What are some strategies for flags to safely speed up this time? I assume that I do need to check the mod times and checksums every time to know if the file needs to be updated.
For example, if I increase --checkers from 8 to 50 the sync time decreases by half. Is this a safe with pCloud move or could it lead to getting throttled?
For others who are using pCloud, what is the safest number of checkers and other performance based flags that you use which do not lead to throttling? Is any of this information published anywhere that I can reference?
Also, is it dangerous to increase checkers and other flags that could increase my performance. For example, could I increase checkers= 1000 or would I risk getting throttled with pCloud?
Does setting these flags allow me to exceed the API transaction limit or does rclone's pCloud remote implementation already limit the number of transactions I am allowed?
I am not getting throttled yet but I want to understand more about how it happens, what is safe to do to prevent it. I will eventually change the log level to NOTICE when I am finished.
rclone cannot exceed hard limits set and enforced by the cloud provider.
if rclone hit a limit, the server would tell rclone.
rclone, on some backends, will self-throttle itself.
the debug log would tell you all you need to know.
Okay this is good to hear and I suspected that in order to implement a particular cloud API, rclone would need to respect the defined limits. However, if rclone doesn't allow a combination of flags to exceed the number of transactions allowed by the cloud provider API then how are other user reporting setting flags and getting throttled or banned?
Also, if it is safe to increase checkers and clearly it increases performance, then why is the default for checkers set to a low value?
I haven't seen any throttling messages in my debug log, what does a message look like so I can search for it?
So I am clearly getting better performance. I assume that if I set checkers to be some arbitrarily large value like 10,000 I would get diminishing returns and eventually reach some sort of bottleneck. As long as it is safe to do so.
I have been experimenting with this. Because I syncing so frequently, most of the the sync command spends is on checking the existing files. Usually there is only 1 or 2 files to actually transfer.
Setting the checkers to a very high value seems to have made the biggest difference. Can you confirm the information that asdffdsa gave above from a code point of view? Specifically is it safe to set checkers to a very high value? Is there any risk of rate limiting or throttling in this case?
--checkers is used in rclone as a general measure of concurrency. In this case setting it higher is doing multiple directory traversals at once which is probably helping.
--checkers can do networks calls - for example if you are listing pCloud - it will be how many directories are listed at once.
However for the top-up sync if there are only a few files to transfer each time then it won't cause you to be rate limited as you'll only be doing a few API requests each time.

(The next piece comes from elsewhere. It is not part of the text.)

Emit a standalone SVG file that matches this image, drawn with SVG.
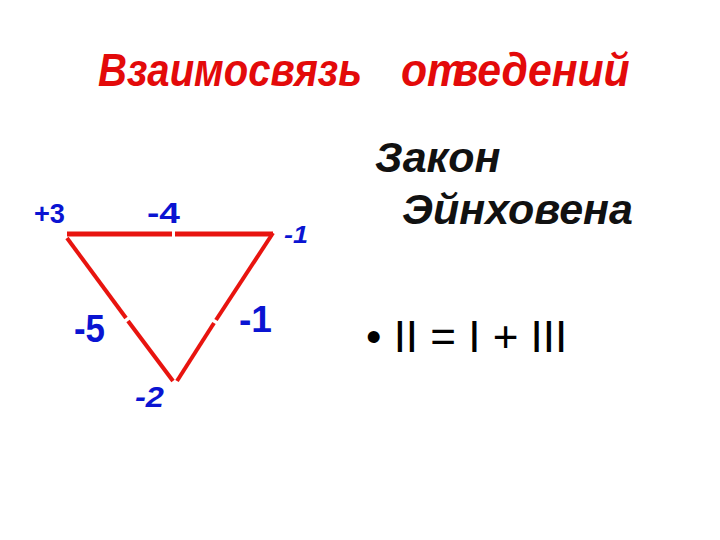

There are only a few times to transfer each time however, everytime the sync command runs it checks thousands of files to make the determination that it only needs to transfer a few files.
So every time any change is made in the filesystem, the sync will check all files in the hierarchy and then only transfer the one or two that have changed. This approach seems inefficient however setting --checkers to a very high value really does seem to help, it takes less than a minute to check those thousands of files. As long as this is a safe operation.
What defines an API call, is each file checked an API call in this case or is the entire operation an API call?